Por eso no podemos fallarles. Ni a la Magdalena, ni a la magnífica muchacha de Nazaret que supo que ya no se trataba de rituales ni procedimientos, sino de hacer lo que dice su hijo (Jn 2); ni a Kefa, al que le arrebataron la vida por contar que Jesús la había ganado para todos sin distinción. Ni a todos los hombres y mujeres que en tantos siglos han creído que ni la muerte, ni el fracaso, ni la desolación tienen la última palabra sobre nosotros.
No podemos fallarles a los que, tan cerca de nosotros, han entregado años enteros de admirable resistencia a una institución recia y rancia que les dio la espalda dolorosamente; porque se atrevieron recordarles a jerarcas, santidades, excelencias y eminencias, que sus privilegios, sus exóticos ropajes, sus inentendibles declaraciones, y sobre todo su imperturbable soberbia no tienen nada que ver con el mensaje de Jesús, ni con su buena noticia, y que si un día llegaban a interesarse por encontrarlo en realidad, tenían que tomar el camino de los pobres y de los excluidos que muchos de ellos habían ayudado a despojar, con su hipocresía y su complicidad con el poder y la codicia del mundo.
No podemos fallarles porque su vida, su voz, su búsqueda y esa generosidad con la que han compartido sus hallazgos, hizo posible que dios se hiciera presente allí en donde le encontramos. Entonces se hace preciso que tomemos esa herencia y la hagamos nuestra, y que pasada por nuestra propia reflexión y experiencia se convierta también en voz, búsqueda, y hallazgo propios. En nuestra vida compartida. Es hora de que sepan que lo suyo no fue en vano y que otros que veníamos detrás vamos a honrar la fe que nos hicieron posible.
Hoy su tarea es nuestra. El mundo al que gritaron los más recientes profetas ha dejado de existir. De aquellos convulsionados años 60 a los que intentó abrir puertas y ventanas la iglesia no queda mucho, ni tampoco del mundo al que escribieron o cantaron los grandes referentes de la teología, la espiritualidad o la evangelización de finales del siglo XX. Y esta iglesia de hoy, si quiere ponerse de veras en salida necesita también darle forma y fuerza a su propuesta, a su anuncio, para que ese milagro de paz y de esperanza que es la fe, pueda llegar a quienes lo necesitan y lo anhelan tanto. Aunque lo intenta a diario el Papa Francisco, difícilmente esto vendrá de Roma. Surgirá, como siempre que Yahveh se hace presente, desde los marginales, desde las periferias, a las que sabiamente no deja de enviarnos nuestro actual pontífice.

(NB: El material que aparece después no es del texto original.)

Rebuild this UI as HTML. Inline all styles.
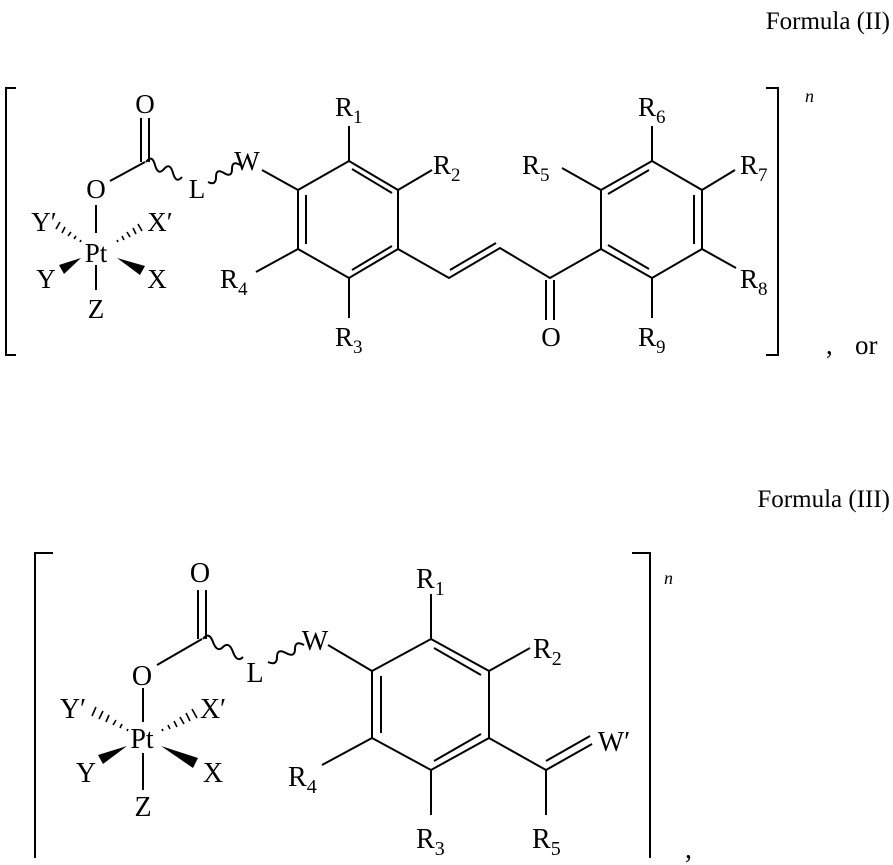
<!DOCTYPE html>
<html><head><meta charset="utf-8"><style>
html,body{margin:0;padding:0;background:#fff}
svg{display:block}
text{font-family:"Liberation Serif",serif;fill:#000}
</style></head><body>
<svg width="893" height="865" viewBox="0 0 893 865" xmlns="http://www.w3.org/2000/svg">
<g stroke="#000" stroke-width="2" fill="none" stroke-linecap="butt">
<!-- ===== Formula II ===== -->
<polyline points="16,88 6,88 6,355 16,355"/>
<polyline points="766,88 778,88 778,355 766,355"/>
<polygon points="349,161 398,190 398,249 349,278 298,249 298,190"/>
<line x1="352" y1="169" x2="392" y2="193"/>
<line x1="352" y1="270" x2="392" y2="246"/>
<line x1="306" y1="195" x2="306" y2="244"/>
<line x1="349" y1="161" x2="349" y2="126"/>
<line x1="398" y1="190" x2="432" y2="170"/>
<line x1="298" y1="249" x2="256" y2="272"/>
<line x1="349" y1="278" x2="349" y2="318"/>
<line x1="298" y1="190" x2="262" y2="170"/>
<polyline points="398,249 449,278 500,248 550,278 601,249"/>
<line x1="450" y1="270" x2="496" y2="243"/>
<line x1="546" y1="280" x2="546" y2="320"/>
<line x1="554" y1="280" x2="554" y2="320"/>
<polygon points="601,249 601,190 652,161 702,190 702,249 652,278"/>
<line x1="608" y1="194" x2="649" y2="170"/>
<line x1="694" y1="195" x2="694" y2="244"/>
<line x1="608" y1="245" x2="649" y2="269"/>
<line x1="652" y1="161" x2="652" y2="126"/>
<line x1="702" y1="190" x2="735" y2="170"/>
<line x1="601" y1="190" x2="562" y2="168"/>
<line x1="702" y1="249" x2="736" y2="268"/>
<line x1="652" y1="278" x2="652" y2="318"/>
<line x1="141" y1="162" x2="141" y2="118"/>
<line x1="149" y1="162" x2="149" y2="118"/>
<line x1="145" y1="162" x2="110" y2="181"/>
<path d="M146,162 q6,-8 9,3 t9,4 t9,4 t9,4"/>
<path d="M208,182 q8,4 8,-5 t8,-4 t8,-4 t8,-4"/>
<line x1="96" y1="205" x2="96" y2="233"/>
<line x1="96" y1="265" x2="96" y2="290"/>
<!-- ===== Formula III ===== -->
<polyline points="53,553 35,553 35,858"/>
<polyline points="632,553 650,553 650,858"/>
<polygon points="431,639 489,671 489,738 431,770 372,738 372,671"/>
<line x1="434" y1="648" x2="481" y2="675"/>
<line x1="381" y1="676" x2="381" y2="733"/>
<line x1="434" y1="761" x2="481" y2="734"/>
<line x1="431" y1="639" x2="431" y2="594"/>
<line x1="489" y1="671" x2="530" y2="648"/>
<line x1="431" y1="770" x2="431" y2="815"/>
<line x1="372" y1="738" x2="322" y2="765"/>
<line x1="372" y1="671" x2="328" y2="645"/>
<line x1="489" y1="738" x2="546" y2="770"/>
<line x1="546" y1="770" x2="592" y2="744"/>
<line x1="546" y1="761" x2="590" y2="736"/>
<line x1="546" y1="770" x2="546" y2="815"/>
<line x1="198" y1="639" x2="198" y2="590"/>
<line x1="206" y1="639" x2="206" y2="590"/>
<line x1="202" y1="639" x2="157" y2="665"/>
<path d="M203,639 q6,-8 10,3 t10,5 t10,5 t10,5"/>
<path d="M268,662 q9,4 9,-5 t9,-4 t9,-4 t9,-4"/>
<line x1="143" y1="688" x2="143" y2="722"/>
<line x1="143" y1="753" x2="143" y2="790"/>
</g>
<g stroke="#000" stroke-width="1.6">
<line x1="80" y1="242" x2="81" y2="240"/><line x1="74" y1="239" x2="76" y2="236"/><line x1="68" y1="236" x2="71" y2="232"/><line x1="62" y1="233" x2="65" y2="227"/><line x1="56" y1="229" x2="60" y2="222"/>
<line x1="117" y1="240" x2="118" y2="242"/><line x1="122" y1="236" x2="124" y2="240"/><line x1="127" y1="232" x2="130" y2="237"/><line x1="133" y1="228" x2="136" y2="234"/><line x1="138" y1="224" x2="142" y2="231"/>
<line x1="127" y1="731" x2="128" y2="729"/><line x1="120" y1="728" x2="122" y2="724"/><line x1="113" y1="725" x2="116" y2="720"/><line x1="106" y1="722" x2="109" y2="715"/><line x1="99" y1="719" x2="103" y2="711"/><line x1="92" y1="716" x2="96" y2="707"/>
<line x1="162" y1="729" x2="163" y2="731"/><line x1="168" y1="725" x2="170" y2="729"/><line x1="174" y1="721" x2="177" y2="727"/><line x1="180" y1="717" x2="184" y2="724"/><line x1="186" y1="713" x2="190" y2="721"/><line x1="192" y1="709" x2="197" y2="718"/>
</g>
<g fill="#000">
<polygon points="81,258 59,265 64,274"/>
<polygon points="117,258 140,275 145,266"/>
<polygon points="127,746 98,755 103,764"/>
<polygon points="161,746 193,768 198,758"/>
</g>
<text x="890" y="29" font-size="25" text-anchor="end">Formula (II)</text>
<text x="890" y="507" font-size="25" text-anchor="end">Formula (III)</text>
<g font-size="27" text-anchor="middle">
<text x="145" y="113">O</text>
<text x="96" y="198">O</text>
<text x="96" y="262">Pt</text>
<text x="96" y="318">Z</text>
<text x="44" y="231">Y′</text>
<text x="160" y="231">X′</text>
<text x="46" y="288">Y</text>
<text x="157" y="288">X</text>
<text x="197" y="198">L</text>
<text x="247" y="170">W</text>
<text x="551" y="346">O</text>
</g>
<g font-size="27">
<text x="335" y="116">R<tspan font-size="19" dy="7">1</tspan></text>
<text x="433" y="174">R<tspan font-size="19" dy="7">2</tspan></text>
<text x="220" y="288">R<tspan font-size="19" dy="7">4</tspan></text>
<text x="335" y="346">R<tspan font-size="19" dy="7">3</tspan></text>
<text x="522" y="174">R<tspan font-size="19" dy="7">5</tspan></text>
<text x="638" y="116">R<tspan font-size="19" dy="7">6</tspan></text>
<text x="740" y="174">R<tspan font-size="19" dy="7">7</tspan></text>
<text x="740" y="288">R<tspan font-size="19" dy="7">8</tspan></text>
<text x="638" y="346">R<tspan font-size="19" dy="7">9</tspan></text>
<text x="805" y="102" font-size="18" font-style="italic">n</text>
<text x="826" y="354">,</text>
<text x="855" y="354">or</text>
</g>
<g font-size="28" text-anchor="middle">
<text x="200" y="582">O</text>
<text x="142" y="685">O</text>
<text x="142" y="748">Pt</text>
<text x="143" y="816">Z</text>
<text x="73" y="718">Y′</text>
<text x="213" y="718">X′</text>
<text x="86" y="782">Y</text>
<text x="213" y="782">X</text>
<text x="255" y="682">L</text>
<text x="315" y="650">W</text>
<text x="614" y="751">W′</text>
</g>
<g font-size="28">
<text x="416" y="588">R<tspan font-size="20" dy="7">1</tspan></text>
<text x="533" y="658">R<tspan font-size="20" dy="7">2</tspan></text>
<text x="288" y="786">R<tspan font-size="20" dy="7">4</tspan></text>
<text x="416" y="848">R<tspan font-size="20" dy="7">3</tspan></text>
<text x="532" y="848">R<tspan font-size="20" dy="7">5</tspan></text>
<text x="664" y="584" font-size="18" font-style="italic">n</text>
<text x="685" y="858">,</text>
</g>
</svg>
</body></html>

Entonces, que sepan los que se asfixian con la monotonía de los fundamentalismos, que no están equivocados, que nunca ha sido la fe un asunto de quedarse quietos y aceptar imposiciones religiosas en silencio, que ha llegado su hora de tomar los micrófonos, de alzar la voz, de llenarse de valor y proponer lo nuevo, de contar de otra manera la historia, de desafiar con sus preguntas los límites de las doctrinas que se presentan como definitivas, de cruzar las estrechas fronteras de los ritos para hacer presente a dios allí en donde se le necesita, de negarse a repetir viejas canciones con voces nuevas, de lanzarse al infinito de la oración sin moldes, esquemas o fórmulas añejas. Que confíen en que tal vez nos equivoquemos en algún intento, pero es fiel el dios que nos pide echar el vino nuevo en pellejos nuevos. Así que no se van a romper.
Que quienes lleven por dentro una honda insatisfacción hacia esta vieja estructura que hemos confundido con la iglesia – y que también hemos ayudado a construir con nuestra sumisión – les pierdan el miedo a los fundamentalistas de oficio (haters es su nombre verdadero) y a sus comentarios, y mejor pongan la mirada en los que cada día están suspirando al cielo con hambre de pan y sed de justicia. Que se junten, porque pueden tener la certeza de que muy cerca hay otros que también piensan que ya está bueno de ser una religión que solo se habla a sí misma, y se habla para regañarse. Que se encuentren, que se arriesguen, que escriban, hagan canciones, armen proyectos, y hagan a dios respuesta, en esos lugares en los que se hace necesaria la libertad que él siempre trae y siempre provoca. Y si pierden su lugar dentro de las 99, que sea porque salieron a buscar a la que está fuera, pues ningún prestigio dentro de la religión se compara con la dicha de encontrarse último entre los últimos, entre los de afuera, los que nos precederán en la fiesta infinita de dios.
No podemos fallarles, porque no va a fallarnos quien nos llama.